One option is for the papers go all-in and make certain articles, sections, features, etc. fully pay-only. That means having to log in to access them, otherwise it’s an excerpt, or some sort of teaser, to the general hoi poloi.
Another, more Zuckerbergian option is to offer access in exchange for personal information. I’m not necessarily averse to this, but it also requires a content lock-down of some sort.
The current paywall solution is somewhere just above both of these, being easily circumventable but still acting as a deterrent to the average web user.
I would gravitate towards the nothing end of the scale with a nag solution where on every X views of an article, the non-subscribed reader receives a temporary pop-over message suggesting that they subscribe. IP address on the server could be used to determine how often to do this — it seems unlikely that shared connections would all be connecting to the same content source, and even so, all it would produce is a nagging reminder that people really do like the content. It’d be sort of like a local rating system with an option to subscribe.
Beyond that, there could be a mild nag every time, for non-subscribed users. This starts to get close to being just plain old fashioned inline advertising, which would be the next solution before nothing at all (full, free access to everything).
Of course, since the papers have full control over their sites, there’s theoretically no limit on how inline advertising could be accomplished. There’s the always classy Toronto Sun wall-to-wall background…
…but if that’s not the newspaper’s style, I’m sure there are other and more elegant approaches.
Ultimately, the decision is whether or not to lock away content. Logins are reliable, which is why they’re so popular. Identifying users without them is inherently unreliable. Either content can be locked away completely, or it should be assumed to be open to everyone. The seemingly in-between paywall solution is actually in the second family by reasons which I’ve explained earlier.
Astute web developers will point out that other mechanisms are available to bypass some of these limitations: Flash shared objects, or persistent browser databases. While these are a step beyond simple cookies, both are easily deleted as part of most modern browers’ cache management. In other words, they’re not much better than anything mentioned so far.

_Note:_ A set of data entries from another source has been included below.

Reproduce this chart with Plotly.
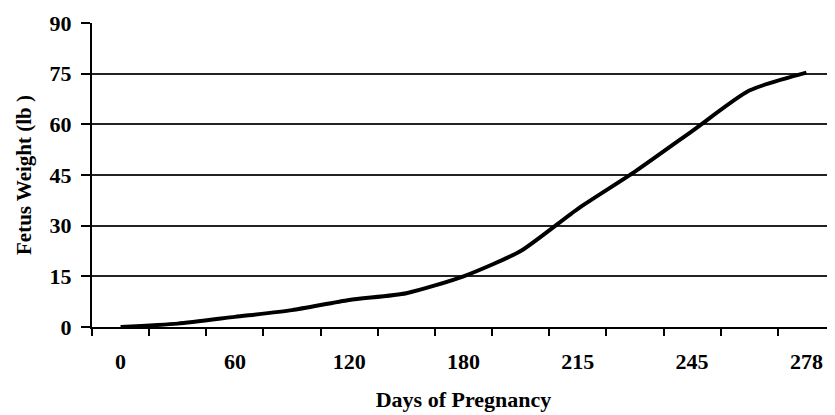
import plotly.graph_objects as go

# days (category axis, evenly spaced) and fetus weight
days = ["0", "30", "60", "90", "120", "150", "180", "198", "215", "230", "245", "262", "278"]
weight_lb = [0, 1, 3, 5, 8, 10, 15, 22.5, 35, 46, 58, 70, 75.3]
shown_days = ["0", "60", "120", "180", "215", "245", "278"]

font_family = "Liberation Serif"

fig = go.Figure()

fig.add_trace(
    go.Scatter(x=days,
               y=weight_lb,
               mode="lines",
               line=dict(color="black", width=4, shape="spline", smoothing=0.6),
               showlegend=False)
)

fig.update_xaxes(
    type="category",
    range=[-0.5, len(days) - 0.5],
    tickmode="array",
    tickvals=days,
    ticktext=[d if d in shown_days else "" for d in days],
    tickson="boundaries",
    ticks="outside", ticklen=7, tickwidth=2, tickcolor="black",
    ticklabelstandoff=14,
    showline=True, linecolor="black", linewidth=2,
    showgrid=False, zeroline=False,
    tickfont=dict(family=font_family, size=22, color="black", weight="bold"),
    title=dict(text="Days of Pregnancy", standoff=18,
               font=dict(family=font_family, size=22, color="black", weight="bold")),
)

fig.update_yaxes(
    range=[0, 90],
    tickmode="array",
    tickvals=[0, 15, 30, 45, 60, 75, 90],
    ticks="outside", ticklen=9, tickwidth=2, tickcolor="black",
    ticklabelstandoff=5,
    showline=True, linecolor="black", linewidth=2,
    showgrid=True, gridcolor="#222222", gridwidth=2,
    zeroline=False,
    tickfont=dict(family=font_family, size=22, color="black", weight="bold"),
    title=dict(text="Fetus Weight (lb )", standoff=12,
               font=dict(family=font_family, size=21, color="black", weight="bold")),
)

# page body adds an 8px offset, so the figure is drawn a little smaller
fig.update_layout(
    width=827, height=407,
    margin=dict(l=84, r=0, t=15, b=88),
    plot_bgcolor="white",
    paper_bgcolor="white",
)

fig.write_html("out.html")
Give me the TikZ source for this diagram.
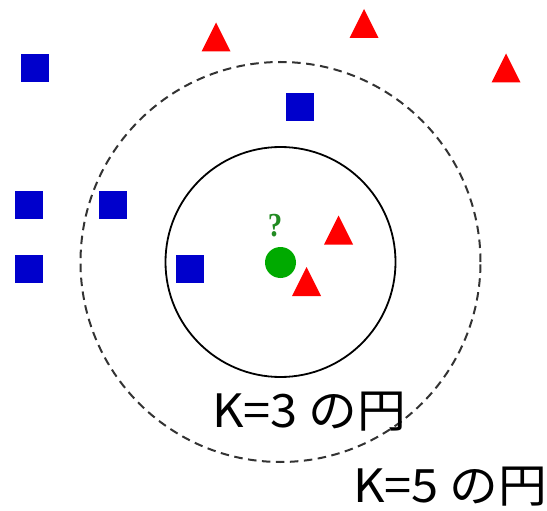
\documentclass[tikz,border=0pt]{standalone}
\usepackage{fontspec}
\newfontfamily\cjkfont{Noto Sans CJK JP}
\newfontfamily\qfont{Liberation Serif}
\definecolor{sqblue}{HTML}{0000CC}
\definecolor{trired}{HTML}{FF0000}
\definecolor{dotgreen}{HTML}{00AA00}
\definecolor{qgreen}{HTML}{228B22}
\tikzset{
  sqnode/.style={fill=sqblue, draw=none, minimum size=28pt, inner sep=0pt},
  dotnode/.style={circle, fill=dotgreen, draw=none, minimum size=31pt, inner sep=0pt},
  labelnode/.style={anchor=base west, inner sep=0pt, font=\cjkfont\fontsize{46}{50}\selectfont},
  ring/.style={draw=black, line width=1.8pt},
  dashring/.style={draw=black!80, line width=2pt, dash pattern=on 8.5pt off 5.5pt}
}
\newcommand\tri[2]{\fill[trired] (#1) ++(-14.5,14.5) -- ++(29,0) -- ++(-14.5,-29) -- cycle; \coordinate (#2) at (#1);}
\begin{document}
\begin{tikzpicture}[x=1pt,y=-1pt]
\useasboundingbox (0,0) rectangle (547,511);
% circles
\coordinate (c) at (280.5,262);
\draw[dashring] (c) circle[radius=200pt];
\draw[ring] (c) circle[radius=115pt];
% squares
\node[sqnode] (s1) at (35,68.5) {};
\node[sqnode] (s2) at (299.5,107.5) {};
\node[sqnode] (s3) at (29,204.5) {};
\node[sqnode] (s4) at (113,204.5) {};
\node[sqnode] (s5) at (29,268.5) {};
\node[sqnode] (s6) at (190,269) {};
% triangles
\tri{216,37}{t1}
\tri{364,23.5}{t2}
\tri{506,68}{t3}
\tri{338.5,230}{t4}
\tri{306.5,281.5}{t5}
% query point
\node[dotnode] (q) at (280.5,262.5) {};
\node[text=qgreen, inner sep=0pt, font=\qfont\bfseries\fontsize{32}{34}\selectfont] (qm) at (275,226) {\scalebox{0.9}[1.05]{?}};
% labels
\node[labelnode] (k3) at (212,427) {\scalebox{1.06}[1]{K=3 の円}};
\node[labelnode] (k5) at (353,502) {\scalebox{1.06}[1]{K=5 の円}};
\end{tikzpicture}
\end{document}
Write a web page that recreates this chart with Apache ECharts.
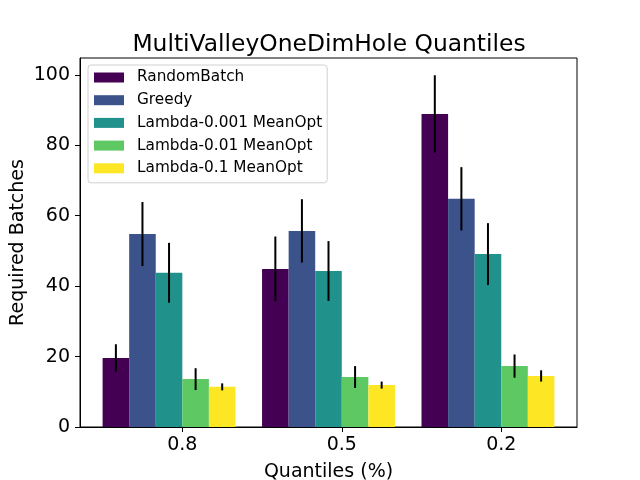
<!DOCTYPE html>
<html>
<head>
<meta charset="utf-8">
<script src="https://cdn.jsdelivr.net/npm/echarts@6/dist/echarts.min.js"></script>
<style>
  html, body { margin: 0; padding: 0; background: #fff; }
  #chart { width: 640px; height: 480px; }
</style>
</head>
<body>
<div id="chart"></div>
<script>
// categories on the x axis
const quantiles = ['0.8', '0.5', '0.2'];
const methods = ['RandomBatch', 'Greedy', 'Lambda-0.001 MeanOpt', 'Lambda-0.01 MeanOpt', 'Lambda-0.1 MeanOpt'];

// mean required batches per quantile
const randomBatch = [19.6, 44.9, 88.9];
const greedy = [54.8, 55.7, 64.8];
const lambda001 = [43.8, 44.3, 49.1];
const lambda01 = [13.6, 14.2, 17.3];
const lambda1 = [11.4, 11.9, 14.5];

// error bar half-lengths
const randomBatchErr = [3.9, 9.2, 11.0];
const greedyErr = [9.1, 9.0, 9.0];
const lambda001Err = [8.5, 8.5, 8.8];
const lambda01Err = [3.1, 3.1, 3.3];
const lambda1Err = [1.0, 1.0, 1.6];

const yTicks = [0, 20, 40, 60, 80, 100];

const values = [randomBatch, greedy, lambda001, lambda01, lambda1];
const errors = [randomBatchErr, greedyErr, lambda001Err, lambda01Err, lambda1Err];
const colors = ['#440154', '#3b528b', '#21918c', '#5ec962', '#fde725'];
const barW = 1 / 6;
const font = 'DejaVu Sans';

const chart = echarts.init(document.getElementById('chart'));

const series = methods.map((name, k) => ({
  name: name,
  type: 'custom',
  itemStyle: { color: colors[k] },
  // bar k of group i is centred at i + (k - 2.5) * width
  data: quantiles.map((q, i) => [i + (k - 2.5) * barW, values[k][i], errors[k][i]]),
  renderItem: (params, api) => {
    const x = api.value(0), v = api.value(1), e = api.value(2);
    const tl = api.coord([x - barW / 2, v]);
    const br = api.coord([x + barW / 2, 0]);
    const eTop = api.coord([x, v + e]);
    const eBot = api.coord([x, v - e]);
    return {
      type: 'group',
      children: [
        { type: 'rect', shape: { x: tl[0], y: tl[1], width: br[0] - tl[0], height: br[1] - tl[1] }, style: { fill: colors[k] } },
        { type: 'line', shape: { x1: eTop[0], y1: eTop[1], x2: eBot[0], y2: eBot[1] }, style: { stroke: '#000', lineWidth: 2 } }
      ]
    };
  }
}));

const option = {
  animation: false,
  title: {
    text: 'MultiValleyOneDimHole Quantiles',
    left: 324,
    top: 28,
    textAlign: 'center',
    textStyle: { fontFamily: font, fontSize: 23.4, fontWeight: 'normal', color: '#000' }
  },
  legend: {
    orient: 'vertical',
    left: 88,
    top: 65,
    icon: 'rect',
    itemWidth: 30,
    itemHeight: 10,
    itemGap: 7.7,
    padding: [5, 5, 7, 6],
    borderColor: '#d0d0d0',
    borderWidth: 1,
    borderRadius: 3,
    backgroundColor: 'rgba(255,255,255,0.8)',
    textStyle: { fontFamily: font, fontSize: 15.3, lineHeight: 15, color: '#000', padding: [0, 0, 0, 8] },
    data: methods
  },
  grid: {
    left: 80, right: 63, top: 58, bottom: 53,
    outerBoundsMode: 'none', containLabel: false,
    show: true, borderColor: '#000', borderWidth: 1
  },
  xAxis: {
    type: 'value',
    min: -0.6417,
    max: 2.475,
    name: 'Quantiles (%)',
    nameLocation: 'middle',
    nameGap: 36,
    nameMoveOverlap: false,
    nameTextStyle: { fontFamily: font, fontSize: 19, color: '#000' },
    axisLine: { show: true, onZero: false, lineStyle: { color: '#000' } },
    axisTick: { show: true, length: 5, customValues: [0, 1, 2], lineStyle: { color: '#000' } },
    axisLabel: {
      customValues: [0, 1, 2],
      formatter: v => quantiles[Math.round(v)],
      margin: 9,
      fontFamily: font, fontSize: 19, color: '#000'
    },
    splitLine: { show: false }
  },
  yAxis: {
    type: 'value',
    min: 0,
    max: 104.8,
    name: 'Required Batches',
    nameLocation: 'middle',
    nameGap: 52,
    nameMoveOverlap: false,
    nameTextStyle: { fontFamily: font, fontSize: 19, color: '#000' },
    axisLine: { show: true, onZero: false, lineStyle: { color: '#000' } },
    axisTick: { show: true, length: 5, customValues: yTicks, lineStyle: { color: '#000' } },
    axisLabel: { customValues: yTicks, margin: 10, fontFamily: font, fontSize: 19, color: '#000' },
    splitLine: { show: false }
  },
  series: series
};

chart.setOption(option);
</script>
</body>
</html>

Browsers impose these limits to provide a level of privacy protection, and without requiring readers to manually enter additional information like a username and password, it’s tough if not impossible to pinpoint an individual human being. Without this exactness, any paywall or content blocking system is bound to be flimsy. The solution, at least at the present time, won’t involve technology; it’ll require high-level decisions about what will be locked away from the general public and what won’t.